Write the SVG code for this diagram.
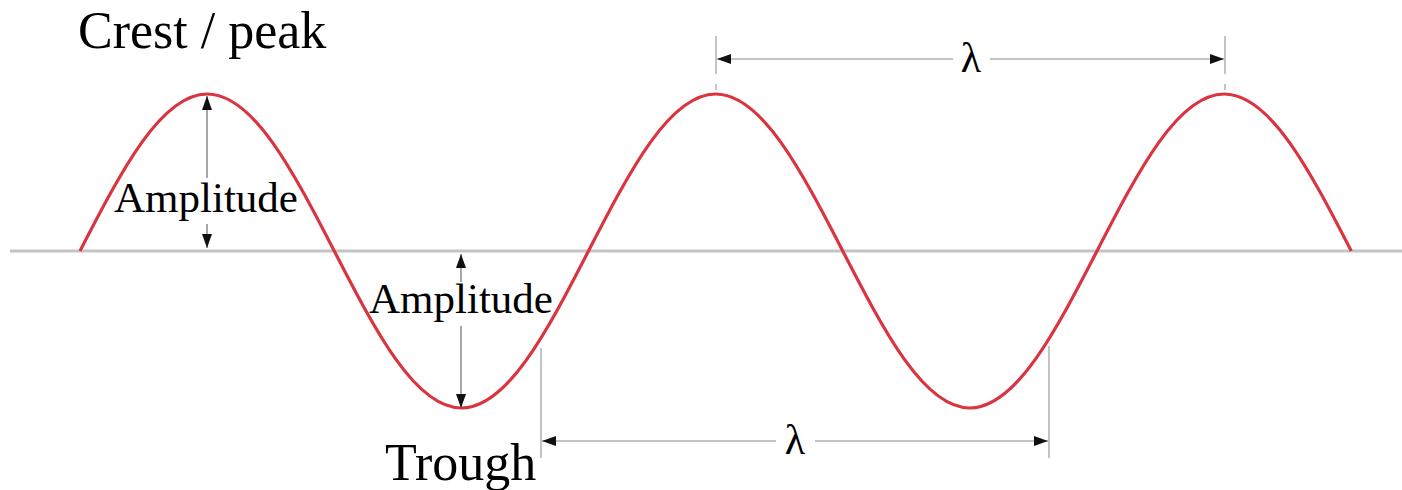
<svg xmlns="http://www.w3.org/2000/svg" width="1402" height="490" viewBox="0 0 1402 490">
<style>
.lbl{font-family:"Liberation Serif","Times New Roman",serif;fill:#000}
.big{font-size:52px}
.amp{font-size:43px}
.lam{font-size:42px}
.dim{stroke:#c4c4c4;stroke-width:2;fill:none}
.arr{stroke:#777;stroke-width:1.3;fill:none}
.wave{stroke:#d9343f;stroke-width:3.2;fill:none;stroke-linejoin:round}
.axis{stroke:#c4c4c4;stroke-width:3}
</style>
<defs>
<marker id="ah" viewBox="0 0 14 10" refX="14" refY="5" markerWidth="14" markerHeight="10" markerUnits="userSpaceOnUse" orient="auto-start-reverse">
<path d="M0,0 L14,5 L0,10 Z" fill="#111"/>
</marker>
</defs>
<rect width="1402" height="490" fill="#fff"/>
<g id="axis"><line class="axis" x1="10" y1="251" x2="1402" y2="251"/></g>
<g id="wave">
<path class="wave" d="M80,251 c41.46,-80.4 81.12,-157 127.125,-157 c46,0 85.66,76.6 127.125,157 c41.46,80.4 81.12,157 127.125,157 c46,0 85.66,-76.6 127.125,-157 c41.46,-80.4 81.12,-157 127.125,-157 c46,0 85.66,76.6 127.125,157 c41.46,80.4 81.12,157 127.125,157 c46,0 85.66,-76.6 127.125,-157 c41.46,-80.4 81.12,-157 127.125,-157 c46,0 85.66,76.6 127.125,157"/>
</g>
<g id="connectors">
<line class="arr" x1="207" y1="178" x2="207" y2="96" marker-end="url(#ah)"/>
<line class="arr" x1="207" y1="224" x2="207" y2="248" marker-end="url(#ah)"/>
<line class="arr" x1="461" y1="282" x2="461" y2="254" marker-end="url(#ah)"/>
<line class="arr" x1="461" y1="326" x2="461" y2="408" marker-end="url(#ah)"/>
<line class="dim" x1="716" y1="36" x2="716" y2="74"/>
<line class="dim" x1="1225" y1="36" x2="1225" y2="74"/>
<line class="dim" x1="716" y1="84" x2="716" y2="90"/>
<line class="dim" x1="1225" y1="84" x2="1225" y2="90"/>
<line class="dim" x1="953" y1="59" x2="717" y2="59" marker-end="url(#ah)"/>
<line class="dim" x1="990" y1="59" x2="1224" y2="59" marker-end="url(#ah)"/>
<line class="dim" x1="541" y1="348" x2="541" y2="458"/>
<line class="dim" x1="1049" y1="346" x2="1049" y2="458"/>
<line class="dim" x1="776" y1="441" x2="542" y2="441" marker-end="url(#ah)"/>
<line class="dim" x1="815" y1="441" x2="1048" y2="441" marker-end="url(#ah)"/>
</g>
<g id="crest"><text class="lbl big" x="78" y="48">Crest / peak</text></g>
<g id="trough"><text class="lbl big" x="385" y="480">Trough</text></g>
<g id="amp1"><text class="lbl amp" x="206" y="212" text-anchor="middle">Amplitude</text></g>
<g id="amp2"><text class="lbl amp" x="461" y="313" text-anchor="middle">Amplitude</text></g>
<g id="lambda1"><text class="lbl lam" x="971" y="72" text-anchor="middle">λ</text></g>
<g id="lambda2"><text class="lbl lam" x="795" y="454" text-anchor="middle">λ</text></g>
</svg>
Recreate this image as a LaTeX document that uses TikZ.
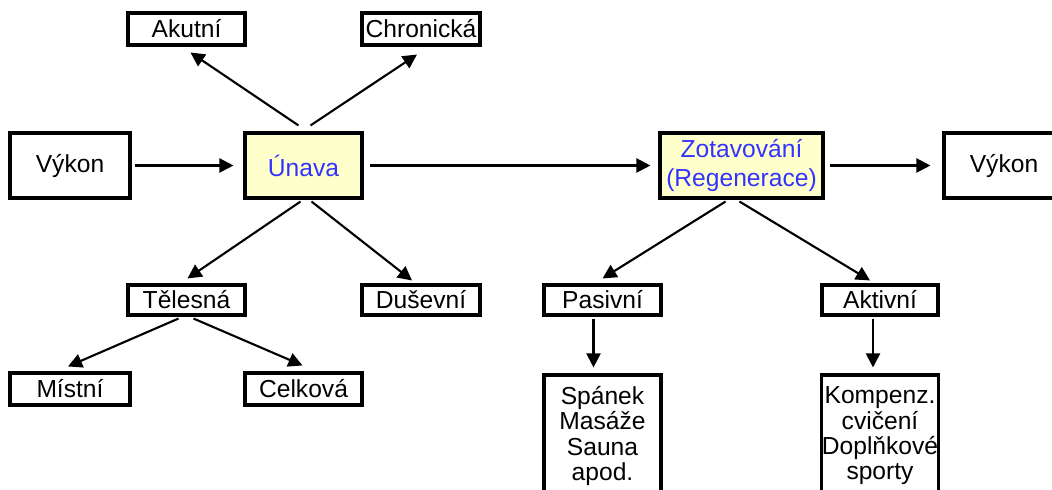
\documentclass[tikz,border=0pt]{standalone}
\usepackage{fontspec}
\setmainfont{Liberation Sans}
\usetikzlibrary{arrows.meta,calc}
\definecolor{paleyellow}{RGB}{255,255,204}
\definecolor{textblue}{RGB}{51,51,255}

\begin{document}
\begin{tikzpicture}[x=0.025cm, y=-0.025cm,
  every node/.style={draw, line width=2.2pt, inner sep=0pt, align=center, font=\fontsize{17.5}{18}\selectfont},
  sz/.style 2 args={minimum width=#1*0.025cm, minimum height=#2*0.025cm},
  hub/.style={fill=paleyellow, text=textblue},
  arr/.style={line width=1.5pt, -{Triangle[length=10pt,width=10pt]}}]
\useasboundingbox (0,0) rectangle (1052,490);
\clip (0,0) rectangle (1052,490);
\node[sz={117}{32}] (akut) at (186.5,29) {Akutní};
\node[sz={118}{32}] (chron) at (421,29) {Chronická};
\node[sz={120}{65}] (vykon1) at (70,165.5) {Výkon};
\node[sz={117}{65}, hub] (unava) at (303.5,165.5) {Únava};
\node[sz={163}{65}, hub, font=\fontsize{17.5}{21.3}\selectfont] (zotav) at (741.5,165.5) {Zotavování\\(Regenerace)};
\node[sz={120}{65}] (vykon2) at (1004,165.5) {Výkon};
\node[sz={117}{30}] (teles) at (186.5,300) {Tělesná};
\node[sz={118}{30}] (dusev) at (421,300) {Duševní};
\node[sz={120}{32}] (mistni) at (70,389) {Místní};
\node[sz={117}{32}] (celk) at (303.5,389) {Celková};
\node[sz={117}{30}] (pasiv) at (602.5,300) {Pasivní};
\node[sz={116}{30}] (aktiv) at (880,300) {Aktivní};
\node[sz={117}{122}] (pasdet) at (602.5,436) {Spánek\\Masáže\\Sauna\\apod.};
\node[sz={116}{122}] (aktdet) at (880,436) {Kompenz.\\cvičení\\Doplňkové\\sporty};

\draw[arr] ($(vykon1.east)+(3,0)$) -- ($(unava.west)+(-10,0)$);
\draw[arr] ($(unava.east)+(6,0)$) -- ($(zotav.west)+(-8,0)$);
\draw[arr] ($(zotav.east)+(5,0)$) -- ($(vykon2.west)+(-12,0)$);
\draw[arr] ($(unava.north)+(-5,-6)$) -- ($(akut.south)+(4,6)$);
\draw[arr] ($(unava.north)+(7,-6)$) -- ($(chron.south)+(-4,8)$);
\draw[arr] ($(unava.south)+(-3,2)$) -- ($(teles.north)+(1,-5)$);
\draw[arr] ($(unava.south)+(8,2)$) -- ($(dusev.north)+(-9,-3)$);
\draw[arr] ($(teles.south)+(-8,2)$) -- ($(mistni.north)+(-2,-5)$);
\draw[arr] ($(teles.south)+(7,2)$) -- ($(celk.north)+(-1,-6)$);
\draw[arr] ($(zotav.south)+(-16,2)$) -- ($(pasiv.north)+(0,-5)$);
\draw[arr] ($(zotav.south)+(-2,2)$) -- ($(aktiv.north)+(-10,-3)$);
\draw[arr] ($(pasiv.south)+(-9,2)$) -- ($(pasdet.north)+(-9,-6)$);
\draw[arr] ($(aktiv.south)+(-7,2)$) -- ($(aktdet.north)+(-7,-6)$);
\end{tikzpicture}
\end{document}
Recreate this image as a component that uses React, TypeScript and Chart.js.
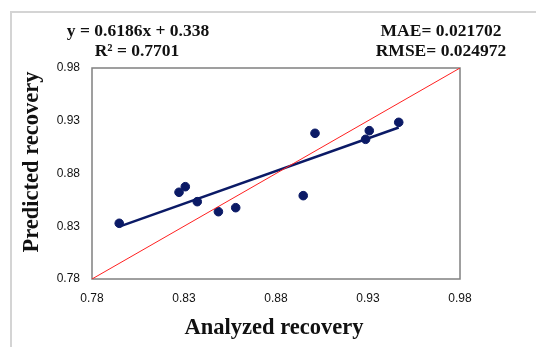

· · · · · · ·

» What you have to do: Reproduce all of the entries word for word, skipping any pictures they hold.

» Task answer:
Write the SVG code for this diagram.
<svg xmlns="http://www.w3.org/2000/svg" width="1402" height="490" viewBox="0 0 1402 490">
<style>
.lbl{font-family:"Liberation Serif","Times New Roman",serif;fill:#000}
.big{font-size:52px}
.amp{font-size:43px}
.lam{font-size:42px}
.dim{stroke:#c4c4c4;stroke-width:2;fill:none}
.arr{stroke:#777;stroke-width:1.3;fill:none}
.wave{stroke:#d9343f;stroke-width:3.2;fill:none;stroke-linejoin:round}
.axis{stroke:#c4c4c4;stroke-width:3}
</style>
<defs>
<marker id="ah" viewBox="0 0 14 10" refX="14" refY="5" markerWidth="14" markerHeight="10" markerUnits="userSpaceOnUse" orient="auto-start-reverse">
<path d="M0,0 L14,5 L0,10 Z" fill="#111"/>
</marker>
</defs>
<rect width="1402" height="490" fill="#fff"/>
<g id="axis"><line class="axis" x1="10" y1="251" x2="1402" y2="251"/></g>
<g id="wave">
<path class="wave" d="M80,251 c41.46,-80.4 81.12,-157 127.125,-157 c46,0 85.66,76.6 127.125,157 c41.46,80.4 81.12,157 127.125,157 c46,0 85.66,-76.6 127.125,-157 c41.46,-80.4 81.12,-157 127.125,-157 c46,0 85.66,76.6 127.125,157 c41.46,80.4 81.12,157 127.125,157 c46,0 85.66,-76.6 127.125,-157 c41.46,-80.4 81.12,-157 127.125,-157 c46,0 85.66,76.6 127.125,157"/>
</g>
<g id="connectors">
<line class="arr" x1="207" y1="178" x2="207" y2="96" marker-end="url(#ah)"/>
<line class="arr" x1="207" y1="224" x2="207" y2="248" marker-end="url(#ah)"/>
<line class="arr" x1="461" y1="282" x2="461" y2="254" marker-end="url(#ah)"/>
<line class="arr" x1="461" y1="326" x2="461" y2="408" marker-end="url(#ah)"/>
<line class="dim" x1="716" y1="36" x2="716" y2="74"/>
<line class="dim" x1="1225" y1="36" x2="1225" y2="74"/>
<line class="dim" x1="716" y1="84" x2="716" y2="90"/>
<line class="dim" x1="1225" y1="84" x2="1225" y2="90"/>
<line class="dim" x1="953" y1="59" x2="717" y2="59" marker-end="url(#ah)"/>
<line class="dim" x1="990" y1="59" x2="1224" y2="59" marker-end="url(#ah)"/>
<line class="dim" x1="541" y1="348" x2="541" y2="458"/>
<line class="dim" x1="1049" y1="346" x2="1049" y2="458"/>
<line class="dim" x1="776" y1="441" x2="542" y2="441" marker-end="url(#ah)"/>
<line class="dim" x1="815" y1="441" x2="1048" y2="441" marker-end="url(#ah)"/>
</g>
<g id="crest"><text class="lbl big" x="78" y="48">Crest / peak</text></g>
<g id="trough"><text class="lbl big" x="385" y="480">Trough</text></g>
<g id="amp1"><text class="lbl amp" x="206" y="212" text-anchor="middle">Amplitude</text></g>
<g id="amp2"><text class="lbl amp" x="461" y="313" text-anchor="middle">Amplitude</text></g>
<g id="lambda1"><text class="lbl lam" x="971" y="72" text-anchor="middle">λ</text></g>
<g id="lambda2"><text class="lbl lam" x="795" y="454" text-anchor="middle">λ</text></g>
</svg>
Recreate this image as a LaTeX document that uses TikZ.
\documentclass[tikz,border=0pt]{standalone}
\usepackage{fontspec}
\setmainfont{Liberation Sans}
\usetikzlibrary{arrows.meta,calc}
\definecolor{paleyellow}{RGB}{255,255,204}
\definecolor{textblue}{RGB}{51,51,255}

\begin{document}
\begin{tikzpicture}[x=0.025cm, y=-0.025cm,
  every node/.style={draw, line width=2.2pt, inner sep=0pt, align=center, font=\fontsize{17.5}{18}\selectfont},
  sz/.style 2 args={minimum width=#1*0.025cm, minimum height=#2*0.025cm},
  hub/.style={fill=paleyellow, text=textblue},
  arr/.style={line width=1.5pt, -{Triangle[length=10pt,width=10pt]}}]
\useasboundingbox (0,0) rectangle (1052,490);
\clip (0,0) rectangle (1052,490);
\node[sz={117}{32}] (akut) at (186.5,29) {Akutní};
\node[sz={118}{32}] (chron) at (421,29) {Chronická};
\node[sz={120}{65}] (vykon1) at (70,165.5) {Výkon};
\node[sz={117}{65}, hub] (unava) at (303.5,165.5) {Únava};
\node[sz={163}{65}, hub, font=\fontsize{17.5}{21.3}\selectfont] (zotav) at (741.5,165.5) {Zotavování\\(Regenerace)};
\node[sz={120}{65}] (vykon2) at (1004,165.5) {Výkon};
\node[sz={117}{30}] (teles) at (186.5,300) {Tělesná};
\node[sz={118}{30}] (dusev) at (421,300) {Duševní};
\node[sz={120}{32}] (mistni) at (70,389) {Místní};
\node[sz={117}{32}] (celk) at (303.5,389) {Celková};
\node[sz={117}{30}] (pasiv) at (602.5,300) {Pasivní};
\node[sz={116}{30}] (aktiv) at (880,300) {Aktivní};
\node[sz={117}{122}] (pasdet) at (602.5,436) {Spánek\\Masáže\\Sauna\\apod.};
\node[sz={116}{122}] (aktdet) at (880,436) {Kompenz.\\cvičení\\Doplňkové\\sporty};

\draw[arr] ($(vykon1.east)+(3,0)$) -- ($(unava.west)+(-10,0)$);
\draw[arr] ($(unava.east)+(6,0)$) -- ($(zotav.west)+(-8,0)$);
\draw[arr] ($(zotav.east)+(5,0)$) -- ($(vykon2.west)+(-12,0)$);
\draw[arr] ($(unava.north)+(-5,-6)$) -- ($(akut.south)+(4,6)$);
\draw[arr] ($(unava.north)+(7,-6)$) -- ($(chron.south)+(-4,8)$);
\draw[arr] ($(unava.south)+(-3,2)$) -- ($(teles.north)+(1,-5)$);
\draw[arr] ($(unava.south)+(8,2)$) -- ($(dusev.north)+(-9,-3)$);
\draw[arr] ($(teles.south)+(-8,2)$) -- ($(mistni.north)+(-2,-5)$);
\draw[arr] ($(teles.south)+(7,2)$) -- ($(celk.north)+(-1,-6)$);
\draw[arr] ($(zotav.south)+(-16,2)$) -- ($(pasiv.north)+(0,-5)$);
\draw[arr] ($(zotav.south)+(-2,2)$) -- ($(aktiv.north)+(-10,-3)$);
\draw[arr] ($(pasiv.south)+(-9,2)$) -- ($(pasdet.north)+(-9,-6)$);
\draw[arr] ($(aktiv.south)+(-7,2)$) -- ($(aktdet.north)+(-7,-6)$);
\end{tikzpicture}
\end{document}
Recreate this image as a component that uses React, TypeScript and Chart.js.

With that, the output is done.